Leaving out all pictures, please print only the lines from the one containing "Emit a LaTeX" through the one containing "width=354pt,minimum height=224pt] (re)".

- [Data shown]
□ □ □ □ □
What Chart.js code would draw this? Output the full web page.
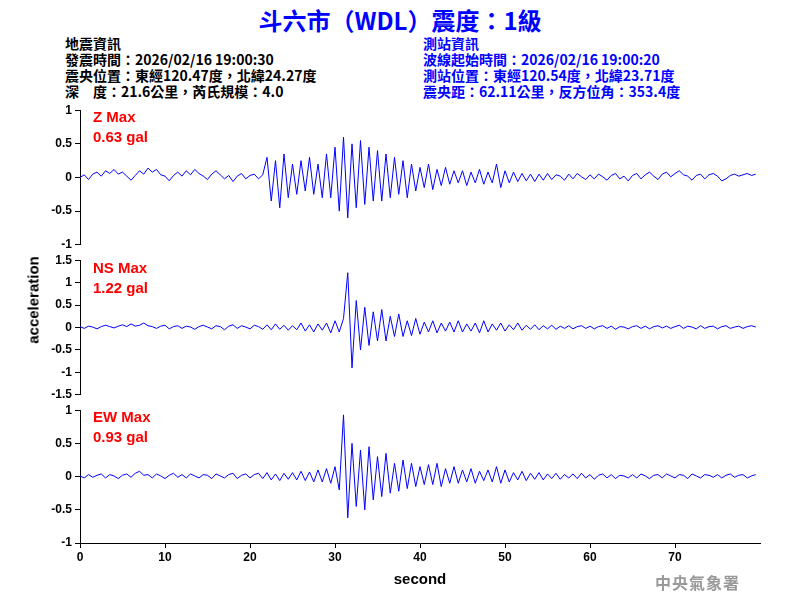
□ □ □ □ □
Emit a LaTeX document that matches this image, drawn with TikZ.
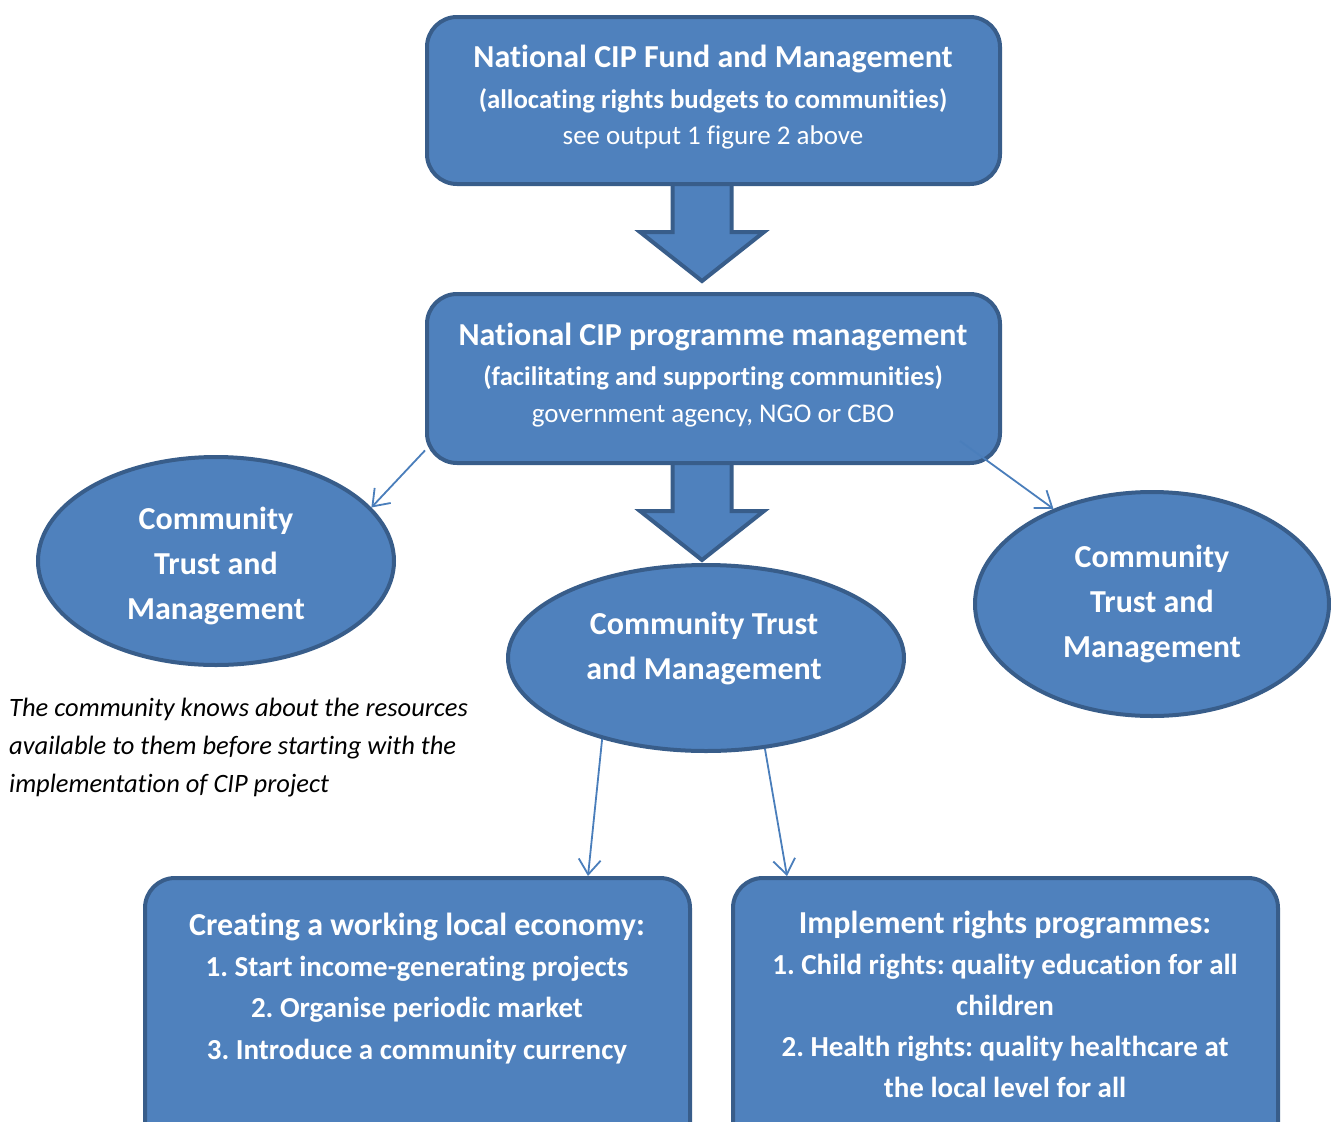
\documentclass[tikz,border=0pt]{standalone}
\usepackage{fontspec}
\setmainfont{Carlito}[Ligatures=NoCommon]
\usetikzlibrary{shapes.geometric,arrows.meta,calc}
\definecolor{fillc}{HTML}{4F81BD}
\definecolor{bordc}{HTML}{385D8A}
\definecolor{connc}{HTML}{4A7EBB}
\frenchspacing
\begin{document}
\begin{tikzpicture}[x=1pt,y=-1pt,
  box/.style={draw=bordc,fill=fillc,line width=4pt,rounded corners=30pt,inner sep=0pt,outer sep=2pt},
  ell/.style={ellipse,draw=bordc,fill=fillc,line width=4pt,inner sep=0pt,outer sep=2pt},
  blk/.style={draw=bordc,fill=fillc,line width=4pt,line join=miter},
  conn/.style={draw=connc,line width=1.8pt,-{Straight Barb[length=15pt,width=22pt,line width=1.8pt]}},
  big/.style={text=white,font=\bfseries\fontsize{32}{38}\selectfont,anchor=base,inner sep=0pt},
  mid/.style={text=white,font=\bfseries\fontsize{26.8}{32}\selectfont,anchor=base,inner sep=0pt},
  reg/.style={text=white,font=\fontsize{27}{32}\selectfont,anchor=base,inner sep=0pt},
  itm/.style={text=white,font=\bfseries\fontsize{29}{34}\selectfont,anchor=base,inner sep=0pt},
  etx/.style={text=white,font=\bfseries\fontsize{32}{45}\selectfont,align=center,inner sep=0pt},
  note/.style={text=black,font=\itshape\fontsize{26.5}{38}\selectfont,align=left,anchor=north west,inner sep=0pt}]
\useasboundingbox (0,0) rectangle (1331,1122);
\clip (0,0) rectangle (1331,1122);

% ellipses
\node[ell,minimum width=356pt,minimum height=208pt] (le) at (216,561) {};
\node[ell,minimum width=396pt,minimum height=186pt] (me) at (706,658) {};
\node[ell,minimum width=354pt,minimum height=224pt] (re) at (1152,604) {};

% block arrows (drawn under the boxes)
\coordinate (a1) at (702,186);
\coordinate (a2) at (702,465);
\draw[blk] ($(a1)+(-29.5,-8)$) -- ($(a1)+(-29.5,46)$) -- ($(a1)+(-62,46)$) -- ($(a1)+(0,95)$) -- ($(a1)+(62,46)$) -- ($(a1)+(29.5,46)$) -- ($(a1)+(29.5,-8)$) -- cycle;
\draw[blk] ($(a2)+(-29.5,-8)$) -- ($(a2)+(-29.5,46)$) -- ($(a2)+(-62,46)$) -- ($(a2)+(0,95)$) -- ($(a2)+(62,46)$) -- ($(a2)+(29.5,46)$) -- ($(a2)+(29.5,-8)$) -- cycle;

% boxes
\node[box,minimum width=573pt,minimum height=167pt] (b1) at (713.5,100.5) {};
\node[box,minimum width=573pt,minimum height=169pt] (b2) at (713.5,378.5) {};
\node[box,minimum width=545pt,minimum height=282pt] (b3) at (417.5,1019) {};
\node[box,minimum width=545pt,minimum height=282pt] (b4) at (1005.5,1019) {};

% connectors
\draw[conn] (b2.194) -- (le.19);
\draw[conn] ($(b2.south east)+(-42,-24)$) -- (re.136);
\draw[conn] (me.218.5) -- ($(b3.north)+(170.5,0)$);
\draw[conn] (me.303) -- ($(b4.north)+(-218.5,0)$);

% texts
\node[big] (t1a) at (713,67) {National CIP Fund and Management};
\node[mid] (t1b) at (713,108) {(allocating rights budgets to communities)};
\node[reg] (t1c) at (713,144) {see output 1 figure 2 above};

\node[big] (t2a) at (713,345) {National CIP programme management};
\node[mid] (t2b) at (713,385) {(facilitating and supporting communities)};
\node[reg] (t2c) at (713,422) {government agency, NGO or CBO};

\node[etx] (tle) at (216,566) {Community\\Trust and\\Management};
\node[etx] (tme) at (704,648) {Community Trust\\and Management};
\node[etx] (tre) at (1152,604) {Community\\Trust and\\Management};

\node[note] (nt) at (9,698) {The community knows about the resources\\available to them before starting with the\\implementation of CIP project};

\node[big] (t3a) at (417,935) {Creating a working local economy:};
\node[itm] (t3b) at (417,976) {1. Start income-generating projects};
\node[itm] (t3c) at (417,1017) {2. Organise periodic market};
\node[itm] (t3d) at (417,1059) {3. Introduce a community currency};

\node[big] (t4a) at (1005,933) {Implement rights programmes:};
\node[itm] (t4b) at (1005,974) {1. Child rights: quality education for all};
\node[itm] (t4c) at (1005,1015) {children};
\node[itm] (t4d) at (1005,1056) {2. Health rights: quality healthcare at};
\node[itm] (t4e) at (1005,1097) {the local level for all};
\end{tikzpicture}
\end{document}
□ □ □ □ □
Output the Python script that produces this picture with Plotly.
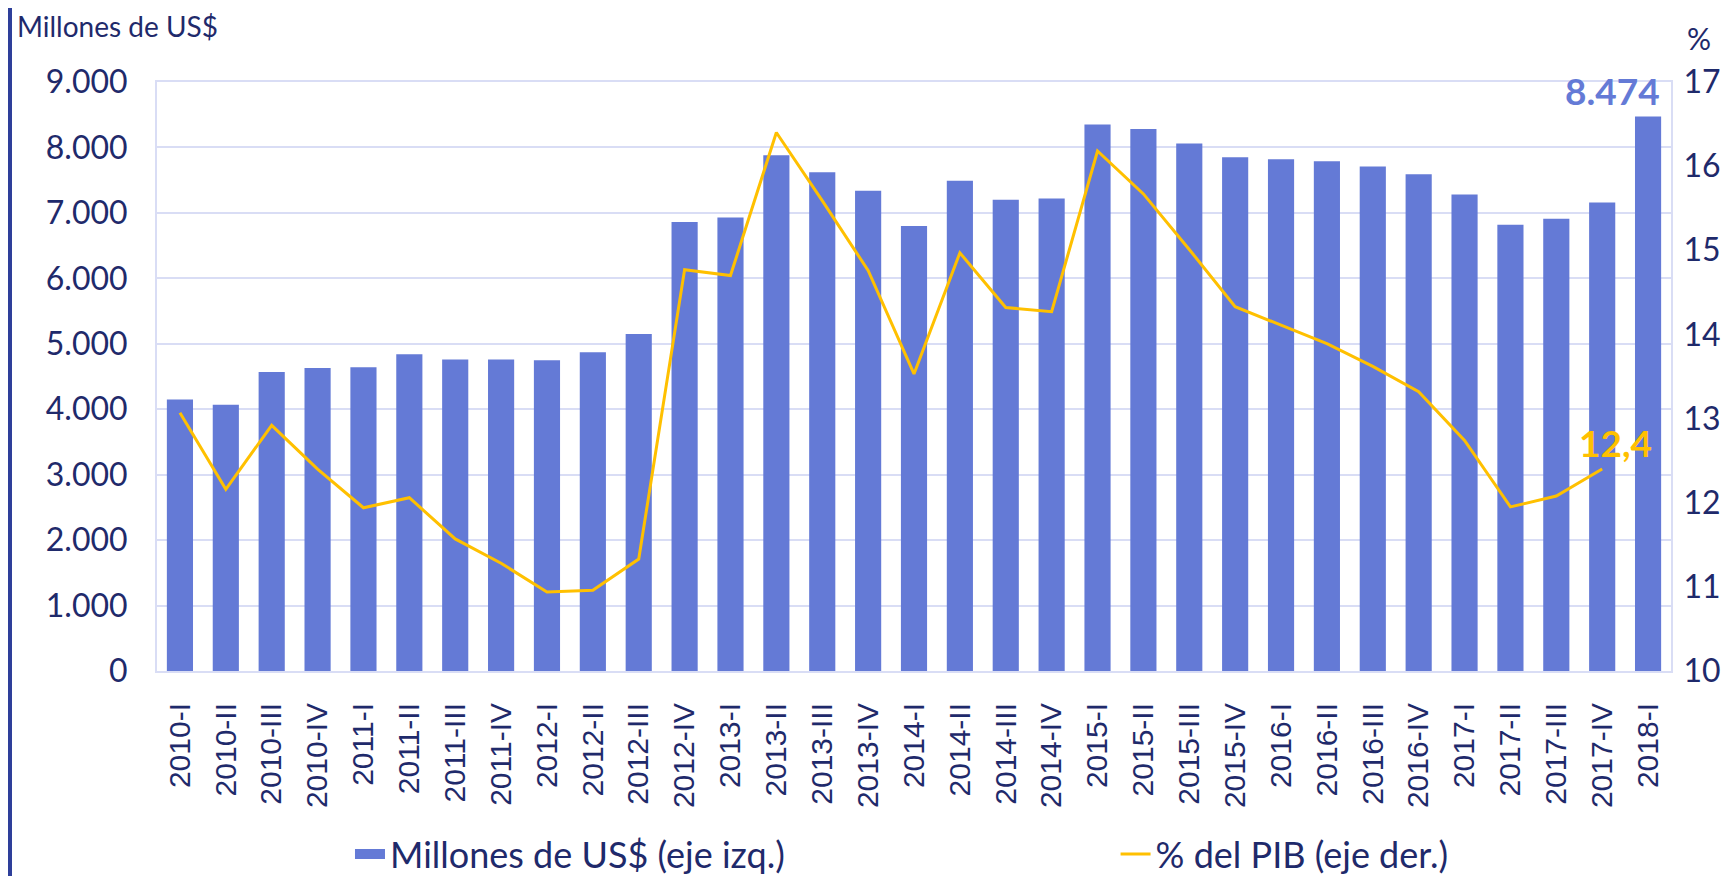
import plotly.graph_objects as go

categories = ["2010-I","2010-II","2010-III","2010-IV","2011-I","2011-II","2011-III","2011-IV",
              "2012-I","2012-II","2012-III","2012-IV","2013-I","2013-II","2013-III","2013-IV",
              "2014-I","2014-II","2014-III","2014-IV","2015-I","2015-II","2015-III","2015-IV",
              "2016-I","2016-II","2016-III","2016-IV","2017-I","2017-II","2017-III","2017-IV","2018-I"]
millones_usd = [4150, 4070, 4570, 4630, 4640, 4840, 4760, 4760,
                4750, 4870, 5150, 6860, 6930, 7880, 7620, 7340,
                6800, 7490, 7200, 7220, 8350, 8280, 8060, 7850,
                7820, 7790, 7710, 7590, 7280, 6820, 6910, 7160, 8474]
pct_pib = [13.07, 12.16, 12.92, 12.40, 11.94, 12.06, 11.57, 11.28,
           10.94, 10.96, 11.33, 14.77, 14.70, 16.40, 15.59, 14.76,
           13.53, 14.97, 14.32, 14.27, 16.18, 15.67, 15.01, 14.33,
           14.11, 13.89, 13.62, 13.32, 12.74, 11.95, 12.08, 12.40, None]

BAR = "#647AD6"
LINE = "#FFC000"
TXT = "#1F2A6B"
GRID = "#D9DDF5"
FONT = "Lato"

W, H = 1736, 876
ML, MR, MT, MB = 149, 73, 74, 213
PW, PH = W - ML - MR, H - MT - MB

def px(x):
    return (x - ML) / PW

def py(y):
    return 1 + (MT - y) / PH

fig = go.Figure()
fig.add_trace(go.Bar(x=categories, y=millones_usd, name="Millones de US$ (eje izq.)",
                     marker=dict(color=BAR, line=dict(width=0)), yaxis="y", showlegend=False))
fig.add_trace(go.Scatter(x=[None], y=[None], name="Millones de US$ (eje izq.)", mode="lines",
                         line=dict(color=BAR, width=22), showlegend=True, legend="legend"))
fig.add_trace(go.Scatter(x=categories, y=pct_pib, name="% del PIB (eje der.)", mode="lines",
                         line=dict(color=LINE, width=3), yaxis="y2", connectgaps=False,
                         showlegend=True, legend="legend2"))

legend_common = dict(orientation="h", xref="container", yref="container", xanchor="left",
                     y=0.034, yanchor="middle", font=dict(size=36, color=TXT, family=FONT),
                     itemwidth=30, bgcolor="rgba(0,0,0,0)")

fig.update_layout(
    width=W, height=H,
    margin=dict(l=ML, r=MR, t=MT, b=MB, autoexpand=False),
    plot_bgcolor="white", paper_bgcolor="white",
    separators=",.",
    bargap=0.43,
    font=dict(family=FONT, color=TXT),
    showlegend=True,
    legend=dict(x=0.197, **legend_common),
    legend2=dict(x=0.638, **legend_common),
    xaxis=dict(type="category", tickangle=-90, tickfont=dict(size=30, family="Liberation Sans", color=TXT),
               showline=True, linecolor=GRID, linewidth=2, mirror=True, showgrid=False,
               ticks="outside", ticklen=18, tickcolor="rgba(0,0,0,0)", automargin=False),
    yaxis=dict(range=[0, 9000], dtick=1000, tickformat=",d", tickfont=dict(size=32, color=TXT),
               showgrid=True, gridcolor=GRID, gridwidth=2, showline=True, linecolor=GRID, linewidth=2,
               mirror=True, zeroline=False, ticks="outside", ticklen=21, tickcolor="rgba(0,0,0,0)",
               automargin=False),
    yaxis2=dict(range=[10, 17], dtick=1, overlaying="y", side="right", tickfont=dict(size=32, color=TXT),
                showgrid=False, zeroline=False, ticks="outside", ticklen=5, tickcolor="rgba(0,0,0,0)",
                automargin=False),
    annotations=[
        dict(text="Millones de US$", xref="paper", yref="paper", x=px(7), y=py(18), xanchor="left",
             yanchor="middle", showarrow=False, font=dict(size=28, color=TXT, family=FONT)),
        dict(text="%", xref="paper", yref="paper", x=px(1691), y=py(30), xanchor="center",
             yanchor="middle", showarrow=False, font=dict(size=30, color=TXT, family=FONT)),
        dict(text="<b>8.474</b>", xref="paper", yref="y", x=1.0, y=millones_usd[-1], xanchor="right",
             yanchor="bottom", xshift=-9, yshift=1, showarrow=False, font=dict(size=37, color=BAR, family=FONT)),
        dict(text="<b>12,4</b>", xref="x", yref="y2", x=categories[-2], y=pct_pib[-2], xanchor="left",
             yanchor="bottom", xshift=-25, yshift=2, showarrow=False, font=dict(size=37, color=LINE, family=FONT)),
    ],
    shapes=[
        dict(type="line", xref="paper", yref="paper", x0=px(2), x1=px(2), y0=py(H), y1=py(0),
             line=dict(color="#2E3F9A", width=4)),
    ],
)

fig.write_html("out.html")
□ □ □ □ □
- [Complete response]
Emit a LaTeX document that matches this image, drawn with TikZ.
\documentclass[tikz,border=0pt]{standalone}
\usepackage{fontspec}
\setmainfont{Carlito}[Ligatures=NoCommon]
\usetikzlibrary{shapes.geometric,arrows.meta,calc}
\definecolor{fillc}{HTML}{4F81BD}
\definecolor{bordc}{HTML}{385D8A}
\definecolor{connc}{HTML}{4A7EBB}
\frenchspacing
\begin{document}
\begin{tikzpicture}[x=1pt,y=-1pt,
  box/.style={draw=bordc,fill=fillc,line width=4pt,rounded corners=30pt,inner sep=0pt,outer sep=2pt},
  ell/.style={ellipse,draw=bordc,fill=fillc,line width=4pt,inner sep=0pt,outer sep=2pt},
  blk/.style={draw=bordc,fill=fillc,line width=4pt,line join=miter},
  conn/.style={draw=connc,line width=1.8pt,-{Straight Barb[length=15pt,width=22pt,line width=1.8pt]}},
  big/.style={text=white,font=\bfseries\fontsize{32}{38}\selectfont,anchor=base,inner sep=0pt},
  mid/.style={text=white,font=\bfseries\fontsize{26.8}{32}\selectfont,anchor=base,inner sep=0pt},
  reg/.style={text=white,font=\fontsize{27}{32}\selectfont,anchor=base,inner sep=0pt},
  itm/.style={text=white,font=\bfseries\fontsize{29}{34}\selectfont,anchor=base,inner sep=0pt},
  etx/.style={text=white,font=\bfseries\fontsize{32}{45}\selectfont,align=center,inner sep=0pt},
  note/.style={text=black,font=\itshape\fontsize{26.5}{38}\selectfont,align=left,anchor=north west,inner sep=0pt}]
\useasboundingbox (0,0) rectangle (1331,1122);
\clip (0,0) rectangle (1331,1122);

% ellipses
\node[ell,minimum width=356pt,minimum height=208pt] (le) at (216,561) {};
\node[ell,minimum width=396pt,minimum height=186pt] (me) at (706,658) {};
\node[ell,minimum width=354pt,minimum height=224pt] (re) at (1152,604) {};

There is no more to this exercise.